7. Vinegared dish (dish with cured items, I guess) – Horse mackerel, cucumber, mozuku (a type of seaweed)
8. Rice, miso soup, pickles
9. Desserts – Red bean mochi, cake, and orange mochi
I’m not a big fan of desserts and thought they were not bad. It’s quite a generous serving too. Towards the end, we felt super full and it was challenging to finish some of these.
Hojicha to end the meal
It was actually a good choice to offer us Hojicha to end the meal as it is low in caffeine. That way, it helped to cleanse one’s palate, but at the same time, wasn’t an obstacle to sleep.
The Travelling Squid’s Take
I’ve had three kaiseki meals in my life (this one inclusive). One in Singapore and two in Japan. All had its perks but I suppose the ones in Japan were slightly better, largely because there were fresher produce and the atmosphere we were in did have some effect.
This meal was really value-for-money. When I compared prices of the ryokan with dinner and without on Agoda, the difference is just SGD 47 / USD 35. Hence I strongly encourage you to go with the option with dinner.
For this meal, it was our first experience eating in a ryokan. The staff went out of their way to make the meal accessible to non- Japanese speakers through the English menu and the origami folds of Mount Fuji. I thought that was a nice touch. Other than that, it was nice learning about Japanese culture through food. Through the various techniques such as the appetizers, the boiled dish, the steamed dish and the vinegared dish, and pickles.
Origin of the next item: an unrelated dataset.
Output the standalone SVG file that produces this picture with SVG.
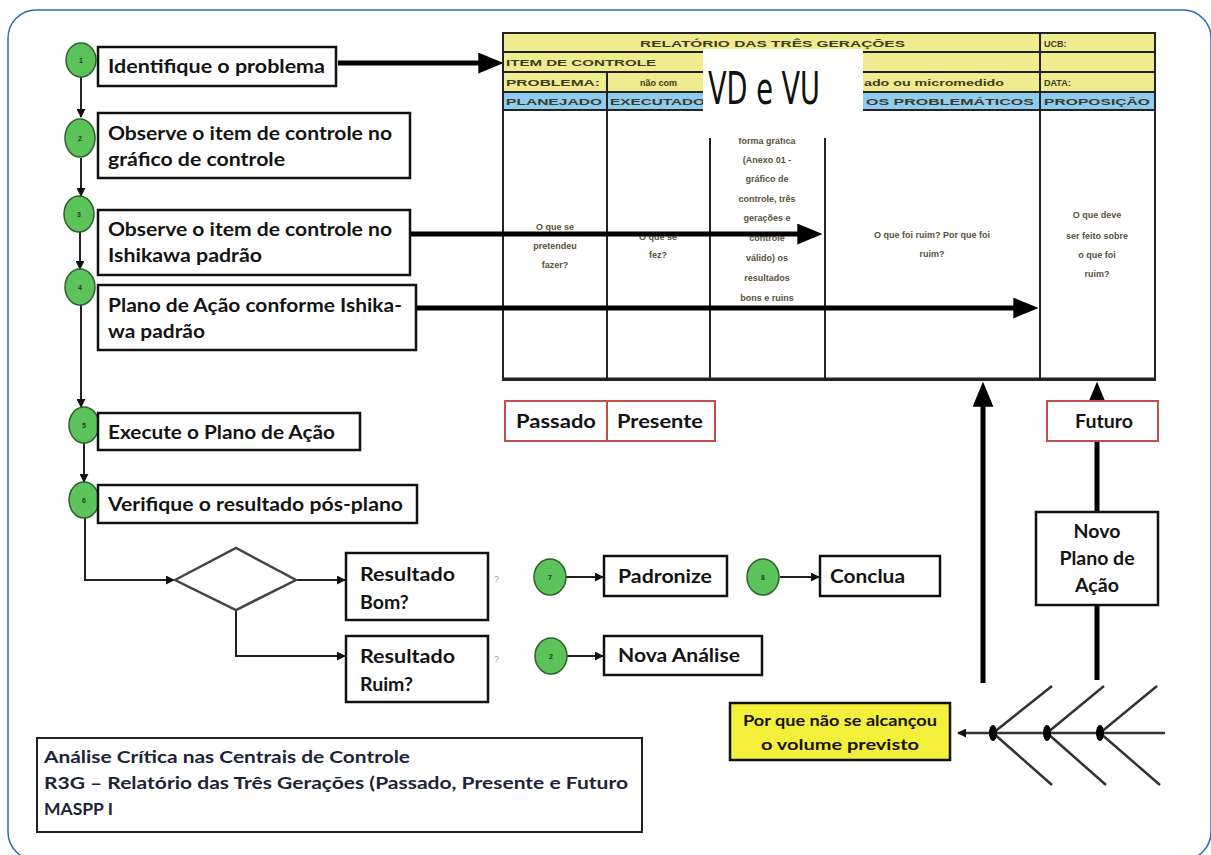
<svg xmlns="http://www.w3.org/2000/svg" width="1211" height="855" viewBox="0 0 1211 855">
<defs>
<style>
.lbl{font-family:Lato,"Liberation Sans",sans-serif;font-weight:700;font-size:19.5px;fill:#141414}
.box{fill:#fff;stroke:#111;stroke-width:2.5}
.rbox{fill:#fff;stroke:#c0504d;stroke-width:2}
.circ{fill:#5cc25a;stroke:#2f5f2f;stroke-width:1.5}
.num{font-family:"Liberation Sans",sans-serif;font-size:7px;font-weight:700;fill:#1e3a1e;text-anchor:middle}
.thin{fill:none;stroke:#222;stroke-width:2;marker-end:url(#sa)}
.thick{fill:none;stroke:#000;stroke-width:5;marker-end:url(#ba)}
.thickn{fill:none;stroke:#000;stroke-width:5}
.hdr{font-family:"Liberation Sans",sans-serif;font-weight:700;font-size:9px;fill:#3b3a22}
.cell{font-family:"Liberation Sans",sans-serif;font-weight:700;font-size:9px;fill:#585238;text-anchor:middle}
.tl{fill:none;stroke:#222;stroke-width:2}
.bone{fill:none;stroke:#333;stroke-width:2.5}
.info{font-family:Lato,"Liberation Sans",sans-serif;font-weight:700;font-size:17.5px;fill:#1c2438}
</style>
<marker id="sa" viewBox="0 0 10 10" refX="9" refY="5" markerWidth="9" markerHeight="9" markerUnits="userSpaceOnUse" orient="auto"><path d="M0,0 L10,5 L0,10 z" fill="#111"/></marker>
<marker id="ba" viewBox="0 0 24 20" refX="16" refY="10" markerWidth="25" markerHeight="21" markerUnits="userSpaceOnUse" orient="auto"><path d="M0,0 L24,10 L0,20 z" fill="#000"/></marker>
</defs>
<rect x="0" y="0" width="1211" height="855" fill="#fff"/>
<rect x="8" y="10" width="1203" height="850" rx="28" fill="none" stroke="#2f6fa8" stroke-width="1.5"/>

<g id="table">
<rect x="503" y="33" width="652" height="59" fill="#efeb8e"/>
<rect x="503" y="92" width="652" height="18" fill="#8fccef"/>
<rect x="503" y="33" width="652" height="347" fill="none" stroke="#222" stroke-width="2"/>
<line x1="503" y1="52" x2="1155" y2="52" class="tl"/>
<line x1="503" y1="72" x2="1155" y2="72" class="tl"/>
<line x1="503" y1="92" x2="1155" y2="92" class="tl"/>
<line x1="503" y1="110" x2="1155" y2="110" class="tl"/>
<line x1="1040" y1="33" x2="1040" y2="380" class="tl"/>
<line x1="607" y1="72" x2="607" y2="380" class="tl"/>
<line x1="710" y1="138" x2="710" y2="380" class="tl"/>
<line x1="825" y1="138" x2="825" y2="380" class="tl"/>
<line x1="503" y1="379" x2="1155" y2="379" stroke="#222" stroke-width="3"/>
<text class="hdr" x="640" y="47" textLength="265" lengthAdjust="spacingAndGlyphs">RELATÓRIO DAS TRÊS GERAÇÕES</text>
<text class="hdr" x="1044" y="47">UCB:</text>
<text class="hdr" x="506" y="66" textLength="150" lengthAdjust="spacingAndGlyphs">ITEM DE CONTROLE</text>
<text class="hdr" x="506" y="86" textLength="94" lengthAdjust="spacingAndGlyphs">PROBLEMA:</text>
<text class="hdr" x="640" y="86">não com</text>
<text class="hdr" x="864" y="86" textLength="140" lengthAdjust="spacingAndGlyphs">ado ou micromedido</text>
<text class="hdr" x="1044" y="86">DATA:</text>
<text class="hdr" x="506" y="105" textLength="96" lengthAdjust="spacingAndGlyphs">PLANEJADO</text>
<text class="hdr" x="610" y="105" textLength="95" lengthAdjust="spacingAndGlyphs">EXECUTADO</text>
<text class="hdr" x="866" y="105" textLength="168" lengthAdjust="spacingAndGlyphs">OS PROBLEMÁTICOS</text>
<text class="hdr" x="1044" y="105" textLength="106" lengthAdjust="spacingAndGlyphs">PROPOSIÇÃO</text>
<text class="cell" x="555" y="230">O que se</text>
<text class="cell" x="555" y="249">pretendeu</text>
<text class="cell" x="555" y="268">fazer?</text>
<text class="cell" x="658" y="240">O que se</text>
<text class="cell" x="658" y="258">fez?</text>
<text class="cell" x="767" y="144">forma gráfica</text>
<text class="cell" x="767" y="163">(Anexo 01 -</text>
<text class="cell" x="767" y="182">gráfico de</text>
<text class="cell" x="767" y="202">controle, três</text>
<text class="cell" x="767" y="221">gerações e</text>
<text class="cell" x="767" y="241">controle</text>
<text class="cell" x="767" y="261">válido) os</text>
<text class="cell" x="767" y="281">resultados</text>
<text class="cell" x="767" y="301">bons e ruins</text>
<text class="cell" x="932" y="238">O que foi ruim? Por que foi</text>
<text class="cell" x="932" y="257">ruim?</text>
<text class="cell" x="1097" y="218">O que deve</text>
<text class="cell" x="1097" y="239">ser feito sobre</text>
<text class="cell" x="1097" y="258">o que foi</text>
<text class="cell" x="1097" y="277">ruim?</text>
<rect x="703" y="49" width="160" height="89" fill="#fff"/>
<text x="708" y="104" font-family="'Liberation Sans Narrow','DejaVu Sans Condensed',sans-serif" font-size="44" fill="#111" textLength="112" lengthAdjust="spacingAndGlyphs">VD e VU</text>
</g>

<g id="connectors">
<path class="thin" d="M81,77 V117"/>
<path class="thin" d="M81,158 V196"/>
<path class="thin" d="M80,232 V269"/>
<path class="thin" d="M81,305 V407"/>
<path class="thin" d="M84,443 V482"/>
<path class="thin" d="M85,518 V580 H174"/>
<path class="thin" d="M296,580 H345"/>
<path class="thin" d="M236,610 V656 H345"/>
<path class="thin" d="M566,577 H603"/>
<path class="thin" d="M780,577 H819"/>
<path class="thin" d="M567,656 H603"/>
<path class="thick" d="M338,63 H495"/>
<path class="thick" d="M410,234 H814"/>
<path class="thick" d="M416,308 H1030"/>
<path class="thick" d="M983,683 V390"/>
<path class="thick" d="M1097,401 V390"/>
<path class="thickn" d="M1097,441 V512"/>
<path class="thickn" d="M1097,605 V680"/>
<path class="bone" d="M1165,733 H958" marker-end="url(#sa)"/>
<path class="bone" d="M993,733 L1052,686 M1047,733 L1104,686 M1100,733 L1157,686"/>
<path class="bone" d="M993,733 L1052,785 M1047,733 L1106,785 M1100,733 L1160,785"/>
<ellipse cx="993" cy="733" rx="4" ry="8" fill="#000"/>
<ellipse cx="1047" cy="733" rx="4" ry="8" fill="#000"/>
<ellipse cx="1100" cy="733" rx="4" ry="8" fill="#000"/>
</g>

<g id="n1"><ellipse class="circ" cx="81" cy="60" rx="15" ry="17"/><text class="num" x="81" y="63">1</text>
<rect class="box" x="98" y="47" width="238" height="39"/><text class="lbl" x="108" y="73" textLength="217" lengthAdjust="spacingAndGlyphs">Identifique o problema</text></g>
<g id="n2"><ellipse class="circ" cx="80" cy="138" rx="15" ry="19"/><text class="num" x="80" y="141">2</text>
<rect class="box" x="98" y="113" width="312" height="65"/><text class="lbl" x="108" y="140" textLength="284" lengthAdjust="spacingAndGlyphs">Observe o item de controle no</text><text class="lbl" x="108" y="166" textLength="177" lengthAdjust="spacingAndGlyphs">gráfico de controle</text></g>
<g id="n3"><ellipse class="circ" cx="79" cy="214" rx="15" ry="18"/><text class="num" x="79" y="217">3</text>
<rect class="box" x="98" y="210" width="312" height="65"/><text class="lbl" x="108" y="236" textLength="284" lengthAdjust="spacingAndGlyphs">Observe o item de controle no</text><text class="lbl" x="108" y="262" textLength="154" lengthAdjust="spacingAndGlyphs">Ishikawa padrão</text></g>
<g id="n4"><ellipse class="circ" cx="80" cy="287" rx="15" ry="18"/><text class="num" x="80" y="290">4</text>
<rect class="box" x="98" y="285" width="318" height="65"/><text class="lbl" x="108" y="312" textLength="294" lengthAdjust="spacingAndGlyphs">Plano de Ação conforme Ishika-</text><text class="lbl" x="108" y="338" textLength="97" lengthAdjust="spacingAndGlyphs">wa padrão</text></g>
<g id="n5"><ellipse class="circ" cx="84" cy="425" rx="15" ry="18"/><text class="num" x="84" y="428">5</text>
<rect class="box" x="98" y="413" width="262" height="37"/><text class="lbl" x="108" y="439" textLength="227" lengthAdjust="spacingAndGlyphs">Execute o Plano de Ação</text></g>
<g id="n6"><ellipse class="circ" cx="84" cy="500" rx="15" ry="18"/><text class="num" x="84" y="503">6</text>
<rect class="box" x="98" y="485" width="319" height="38"/><text class="lbl" x="108" y="511" textLength="295" lengthAdjust="spacingAndGlyphs">Verifique o resultado pós-plano</text></g>
<g id="decision"><path d="M175,580 L236,548 L296,580 L236,610 Z" fill="#fff" stroke="#444" stroke-width="2.5"/></g>
<g id="bom"><rect class="box" x="346" y="553" width="142" height="67"/><text class="lbl" x="360" y="581" textLength="95" lengthAdjust="spacingAndGlyphs">Resultado</text><text class="lbl" x="360" y="609">Bom?</text>
<text x="494" y="582" font-family="'Liberation Sans',sans-serif" font-size="9" fill="#999">?</text></g>
<g id="ruim"><rect class="box" x="346" y="636" width="142" height="66"/><text class="lbl" x="360" y="663" textLength="95" lengthAdjust="spacingAndGlyphs">Resultado</text><text class="lbl" x="360" y="691">Ruim?</text>
<text x="494" y="662" font-family="'Liberation Sans',sans-serif" font-size="9" fill="#999">?</text></g>
<g id="n7"><ellipse class="circ" cx="550" cy="577" rx="16" ry="18"/><text class="num" x="550" y="580">7</text>
<rect class="box" x="604" y="556" width="123" height="40"/><text class="lbl" x="618" y="583" textLength="94" lengthAdjust="spacingAndGlyphs">Padronize</text></g>
<g id="n8"><ellipse class="circ" cx="763" cy="577" rx="16" ry="18"/><text class="num" x="763" y="580">8</text>
<rect class="box" x="820" y="556" width="120" height="40"/><text class="lbl" x="830" y="583" textLength="75" lengthAdjust="spacingAndGlyphs">Conclua</text></g>
<g id="nova"><ellipse class="circ" cx="551" cy="656" rx="16" ry="18"/><text class="num" x="551" y="659">2</text>
<rect class="box" x="604" y="636" width="158" height="39"/><text class="lbl" x="618" y="662" textLength="122" lengthAdjust="spacingAndGlyphs">Nova Análise</text></g>
<g id="tempo"><rect class="rbox" x="505" y="401" width="210" height="40"/><line x1="607" y1="401" x2="607" y2="441" stroke="#c0504d" stroke-width="2"/>
<text class="lbl" x="516" y="428" textLength="80" lengthAdjust="spacingAndGlyphs">Passado</text><text class="lbl" x="617" y="428" textLength="86" lengthAdjust="spacingAndGlyphs">Presente</text></g>
<g id="futuro"><rect class="rbox" x="1047" y="401" width="111" height="40"/><text class="lbl" x="1104" y="428" text-anchor="middle">Futuro</text></g>
<g id="novoplano"><rect class="box" x="1036" y="512" width="122" height="93"/>
<text class="lbl" x="1097" y="538" text-anchor="middle">Novo</text><text class="lbl" x="1097" y="565" text-anchor="middle">Plano de</text><text class="lbl" x="1097" y="592" text-anchor="middle">Ação</text></g>
<g id="porque"><rect x="730" y="703" width="220" height="57" fill="#f4ef3a" stroke="#111" stroke-width="2.5"/>
<text x="840" y="726" text-anchor="middle" font-family="Lato,'Liberation Sans',sans-serif" font-weight="700" font-size="15" fill="#141414" textLength="194" lengthAdjust="spacingAndGlyphs">Por que não se alcançou</text>
<text x="840" y="750" text-anchor="middle" font-family="Lato,'Liberation Sans',sans-serif" font-weight="700" font-size="15" fill="#141414" textLength="158" lengthAdjust="spacingAndGlyphs">o volume previsto</text></g>
<g id="info"><rect x="37" y="738" width="605" height="94" fill="#fff" stroke="#222" stroke-width="2"/>
<text class="info" x="44" y="763" textLength="366" lengthAdjust="spacingAndGlyphs">Análise Crítica nas Centrais de Controle</text>
<text class="info" x="44" y="789" textLength="584" lengthAdjust="spacingAndGlyphs">R3G – Relatório das Três Gerações (Passado, Presente e Futuro</text>
<text class="info" x="44" y="815">MASPP I</text></g>
</svg>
My favourite was the sukiyaki beef with raw egg, and the bamboo shoots rice (Takenoko Gohan). It was my first time having the rice and it was super tasty. To me, the meal was really about simple food done well. The attention to detail was immense – everything from the plating involving various herbs, flowers, vegetables and a sculptured shitake mushroom, to the origami folds. As some would say, It was a feast for the eyes as well.